>> BEGIN Listing

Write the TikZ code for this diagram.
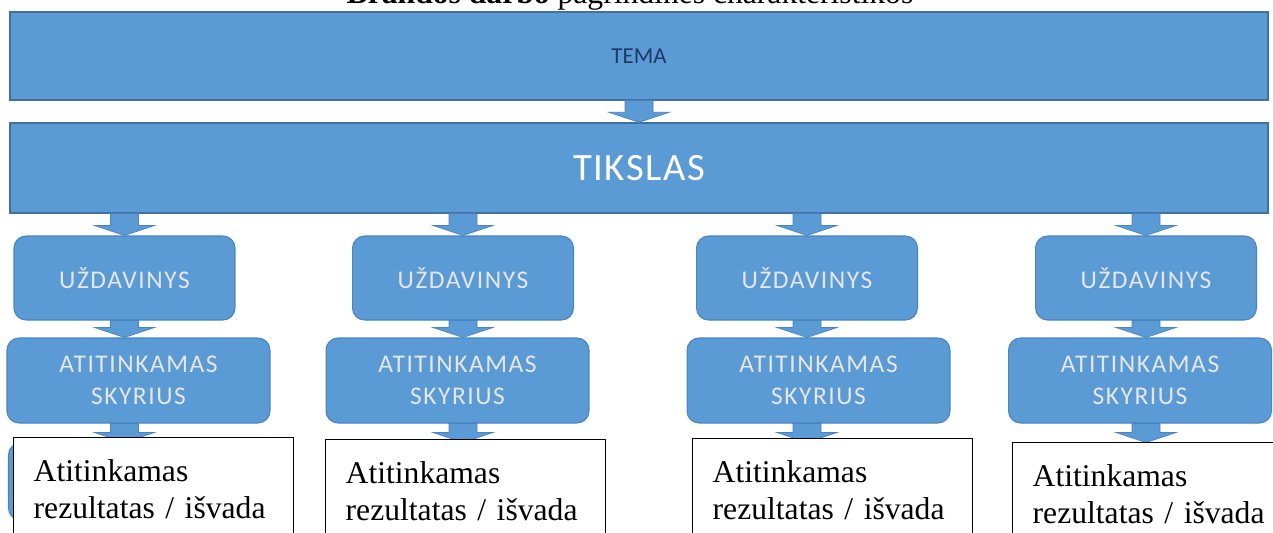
\documentclass[tikz,border=0pt]{standalone}
\usepackage{fontspec}
\setmainfont{Liberation Serif}
\newfontfamily\smartfont{Carlito}
\newfontfamily\smartwide[LetterSpace=6]{Carlito}
\newfontfamily\smarttitle[LetterSpace=4]{Carlito}
\usetikzlibrary{calc}

\definecolor{boxblue}{HTML}{5B9BD5}
\definecolor{boxedge}{HTML}{41719C}
\definecolor{softedge}{HTML}{4A84C0}
\definecolor{temanavy}{HTML}{1F3864}
\definecolor{labelgray}{HTML}{E6E6E6}

% block arrow: from, to, node giving the x position
\newcommand{\blockarrow}[3]{%
  \path[blockarr] let \p1=(#1.south), \p2=(#2.north), \p3=(#3) in
    (\x3-0.28cm,\y1) -- (\x3+0.28cm,\y1) -- (\x3+0.28cm,\y2+0.2cm) -- (\x3+0.6cm,\y2+0.2cm)
    -- (\x3,\y2) -- (\x3-0.6cm,\y2+0.2cm) -- (\x3-0.28cm,\y2+0.2cm) -- cycle;}

\begin{document}
\begin{tikzpicture}[
  x=0.02cm, y=-0.02cm,
    every node/.style={inner sep=0pt},
    bar/.style={rectangle, draw=boxedge, line width=0.8pt, fill=boxblue, minimum width=25.16cm},
    task/.style={rectangle, rounded corners=0.24cm, draw=softedge, line width=0.6pt, fill=boxblue, minimum width=4.42cm, minimum height=1.68cm, text=labelgray, font=\smartwide\fontsize{14.5}{18}\selectfont, align=center},
    chapter/.style={task, minimum width=5.26cm, minimum height=1.7cm},
    resultbg/.style={rectangle, rounded corners=0.24cm, draw=softedge, line width=0.6pt, fill=boxblue, minimum width=5.16cm, minimum height=1.54cm},
    result/.style={rectangle, draw=black, line width=0.8pt, fill=white, anchor=north west, text width=4.8cm, inner xsep=0.4cm, inner ysep=0.44cm, align=left, font=\fontsize{18}{21}\selectfont},
    blockarr/.style={fill=boxblue, draw=softedge, line width=0.4pt}
]
\useasboundingbox (0,0) rectangle (1273,532);
\clip (0,0) rectangle (1273,532);

% Title (cut at the top)
\node (title) [anchor=base, font=\fontsize{18}{21}\selectfont] at (630,3) {\textbf{Brandos darbo} pagrindinės charakteristikos};

% Topic and aim
\node (tema) [bar, minimum height=1.76cm, text=temanavy, font=\smartfont\fontsize{13}{15}\selectfont] at (639,56) {TEMA};
\node (tikslas) [bar, minimum height=1.8cm, text=white, font=\smarttitle\fontsize{22}{26}\selectfont] at (639,168) {TIKSLAS};

% Tasks
\node (uzd1) [task] at (124.5,278) {UŽDAVINYS};
\node (uzd2) [task] at (463,278) {UŽDAVINYS};
\node (uzd3) [task] at (807,278) {UŽDAVINYS};
\node (uzd4) [task] at (1146,278) {UŽDAVINYS};

% Chapters
\node (skyr1) [chapter] at (138.5,380.5) {ATITINKAMAS\\SKYRIUS};
\node (skyr2) [chapter] at (457.5,380.5) {ATITINKAMAS\\SKYRIUS};
\node (skyr3) [chapter] at (818.5,380.5) {ATITINKAMAS\\SKYRIUS};
\node (skyr4) [chapter] at (1140,380.5) {ATITINKAMAS\\SKYRIUS};

% Blue boxes under the results
\node (rezbg1) [resultbg] at (137.5,481.5) {};
\node (rezbg2) [resultbg] at (459,481.5) {};
\node (rezbg3) [resultbg] at (822,481.5) {};
\node (rezbg4) [resultbg] at (1146,481.5) {};

% Arrows
\blockarrow{tema}{tikslas}{tikslas}
\blockarrow{tikslas}{uzd1}{uzd1}
\blockarrow{tikslas}{uzd2}{uzd2}
\blockarrow{tikslas}{uzd3}{uzd3}
\blockarrow{tikslas}{uzd4}{uzd4}
\blockarrow{uzd1}{skyr1}{uzd1}
\blockarrow{uzd2}{skyr2}{uzd2}
\blockarrow{uzd3}{skyr3}{uzd3}
\blockarrow{uzd4}{skyr4}{uzd4}
\blockarrow{skyr1}{rezbg1}{uzd1}
\blockarrow{skyr2}{rezbg2}{uzd2}
\blockarrow{skyr3}{rezbg3}{uzd3}
\blockarrow{skyr4}{rezbg4}{uzd4}

% Results / conclusions
\node (rez1) [result] at (13,437) {Atitinkamas\\rezultatas / išvada};
\node (rez2) [result] at (325,439) {Atitinkamas\\rezultatas / išvada};
\node (rez3) [result] at (692,438) {Atitinkamas\\rezultatas / išvada};
\node (rez4) [result] at (1012,442) {Atitinkamas\\rezultatas / išvada};

\end{tikzpicture}
\end{document}
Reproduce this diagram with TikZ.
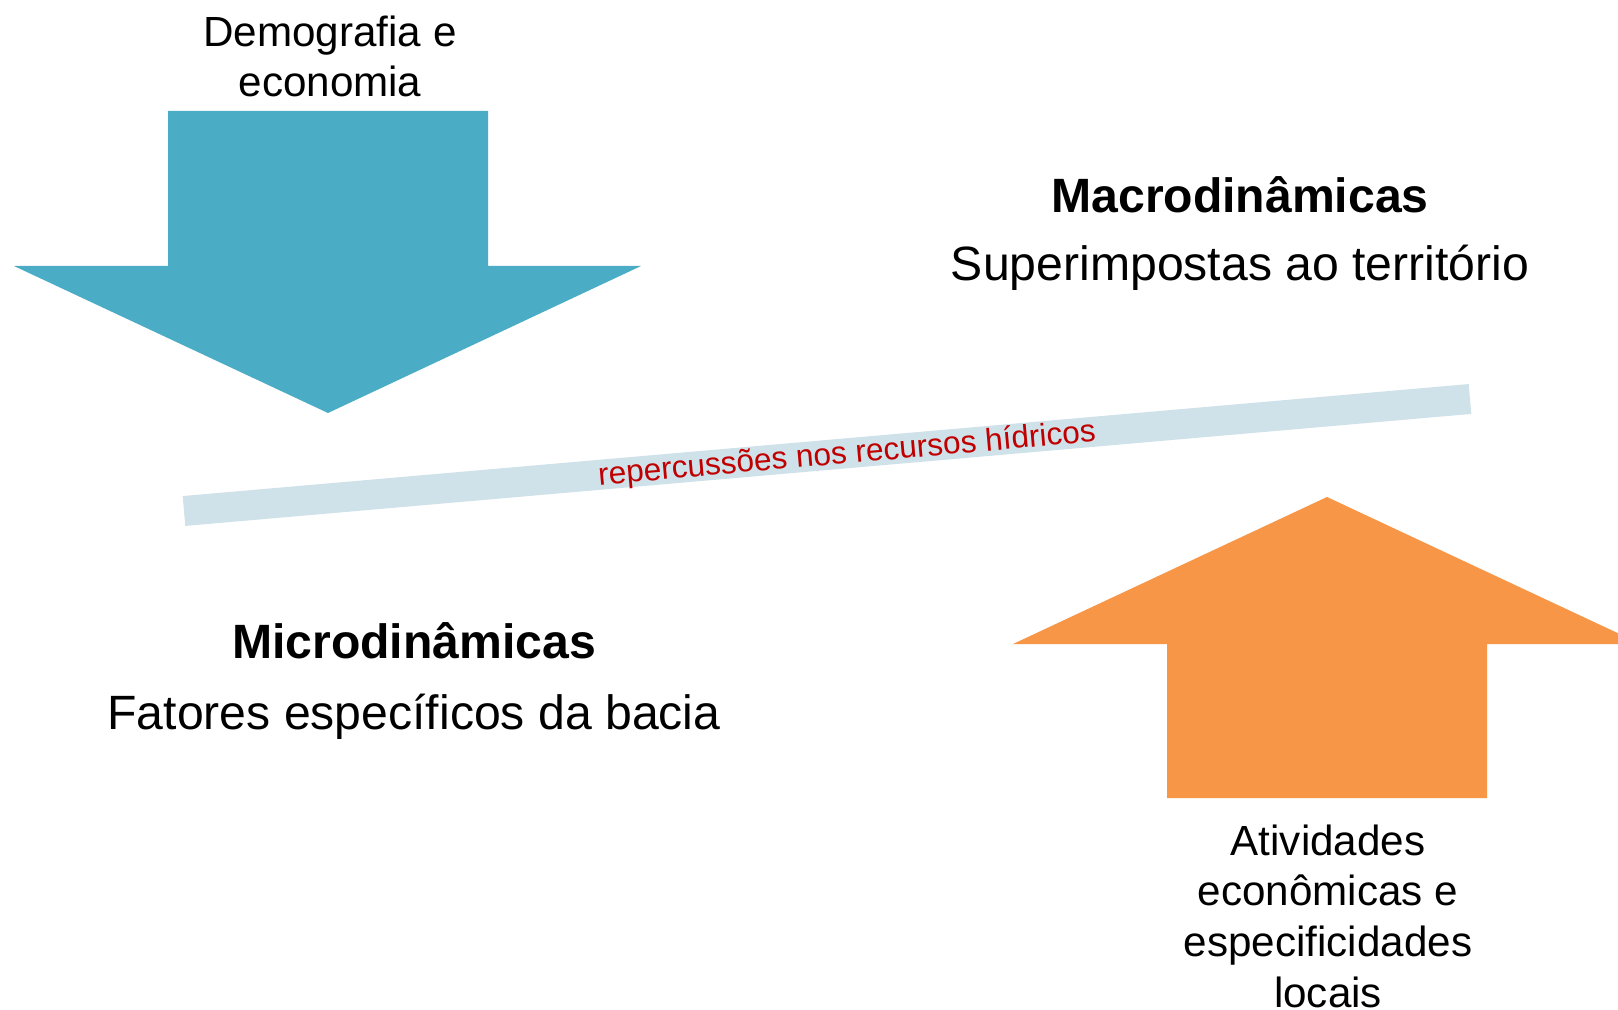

>> END Listing

Pictures in the data above should not be copied; transcribe everything else exactly.

Write the TikZ code for this diagram.
\documentclass[tikz,border=0pt]{standalone}
\usepackage{fontspec}
\setmainfont{Liberation Serif}
\newfontfamily\smartfont{Carlito}
\newfontfamily\smartwide[LetterSpace=6]{Carlito}
\newfontfamily\smarttitle[LetterSpace=4]{Carlito}
\usetikzlibrary{calc}

\definecolor{boxblue}{HTML}{5B9BD5}
\definecolor{boxedge}{HTML}{41719C}
\definecolor{softedge}{HTML}{4A84C0}
\definecolor{temanavy}{HTML}{1F3864}
\definecolor{labelgray}{HTML}{E6E6E6}

% block arrow: from, to, node giving the x position
\newcommand{\blockarrow}[3]{%
  \path[blockarr] let \p1=(#1.south), \p2=(#2.north), \p3=(#3) in
    (\x3-0.28cm,\y1) -- (\x3+0.28cm,\y1) -- (\x3+0.28cm,\y2+0.2cm) -- (\x3+0.6cm,\y2+0.2cm)
    -- (\x3,\y2) -- (\x3-0.6cm,\y2+0.2cm) -- (\x3-0.28cm,\y2+0.2cm) -- cycle;}

\begin{document}
\begin{tikzpicture}[
  x=0.02cm, y=-0.02cm,
    every node/.style={inner sep=0pt},
    bar/.style={rectangle, draw=boxedge, line width=0.8pt, fill=boxblue, minimum width=25.16cm},
    task/.style={rectangle, rounded corners=0.24cm, draw=softedge, line width=0.6pt, fill=boxblue, minimum width=4.42cm, minimum height=1.68cm, text=labelgray, font=\smartwide\fontsize{14.5}{18}\selectfont, align=center},
    chapter/.style={task, minimum width=5.26cm, minimum height=1.7cm},
    resultbg/.style={rectangle, rounded corners=0.24cm, draw=softedge, line width=0.6pt, fill=boxblue, minimum width=5.16cm, minimum height=1.54cm},
    result/.style={rectangle, draw=black, line width=0.8pt, fill=white, anchor=north west, text width=4.8cm, inner xsep=0.4cm, inner ysep=0.44cm, align=left, font=\fontsize{18}{21}\selectfont},
    blockarr/.style={fill=boxblue, draw=softedge, line width=0.4pt}
]
\useasboundingbox (0,0) rectangle (1273,532);
\clip (0,0) rectangle (1273,532);

% Title (cut at the top)
\node (title) [anchor=base, font=\fontsize{18}{21}\selectfont] at (630,3) {\textbf{Brandos darbo} pagrindinės charakteristikos};

% Topic and aim
\node (tema) [bar, minimum height=1.76cm, text=temanavy, font=\smartfont\fontsize{13}{15}\selectfont] at (639,56) {TEMA};
\node (tikslas) [bar, minimum height=1.8cm, text=white, font=\smarttitle\fontsize{22}{26}\selectfont] at (639,168) {TIKSLAS};

% Tasks
\node (uzd1) [task] at (124.5,278) {UŽDAVINYS};
\node (uzd2) [task] at (463,278) {UŽDAVINYS};
\node (uzd3) [task] at (807,278) {UŽDAVINYS};
\node (uzd4) [task] at (1146,278) {UŽDAVINYS};

% Chapters
\node (skyr1) [chapter] at (138.5,380.5) {ATITINKAMAS\\SKYRIUS};
\node (skyr2) [chapter] at (457.5,380.5) {ATITINKAMAS\\SKYRIUS};
\node (skyr3) [chapter] at (818.5,380.5) {ATITINKAMAS\\SKYRIUS};
\node (skyr4) [chapter] at (1140,380.5) {ATITINKAMAS\\SKYRIUS};

% Blue boxes under the results
\node (rezbg1) [resultbg] at (137.5,481.5) {};
\node (rezbg2) [resultbg] at (459,481.5) {};
\node (rezbg3) [resultbg] at (822,481.5) {};
\node (rezbg4) [resultbg] at (1146,481.5) {};

% Arrows
\blockarrow{tema}{tikslas}{tikslas}
\blockarrow{tikslas}{uzd1}{uzd1}
\blockarrow{tikslas}{uzd2}{uzd2}
\blockarrow{tikslas}{uzd3}{uzd3}
\blockarrow{tikslas}{uzd4}{uzd4}
\blockarrow{uzd1}{skyr1}{uzd1}
\blockarrow{uzd2}{skyr2}{uzd2}
\blockarrow{uzd3}{skyr3}{uzd3}
\blockarrow{uzd4}{skyr4}{uzd4}
\blockarrow{skyr1}{rezbg1}{uzd1}
\blockarrow{skyr2}{rezbg2}{uzd2}
\blockarrow{skyr3}{rezbg3}{uzd3}
\blockarrow{skyr4}{rezbg4}{uzd4}

% Results / conclusions
\node (rez1) [result] at (13,437) {Atitinkamas\\rezultatas / išvada};
\node (rez2) [result] at (325,439) {Atitinkamas\\rezultatas / išvada};
\node (rez3) [result] at (692,438) {Atitinkamas\\rezultatas / išvada};
\node (rez4) [result] at (1012,442) {Atitinkamas\\rezultatas / išvada};

\end{tikzpicture}
\end{document}
Reproduce this diagram with TikZ.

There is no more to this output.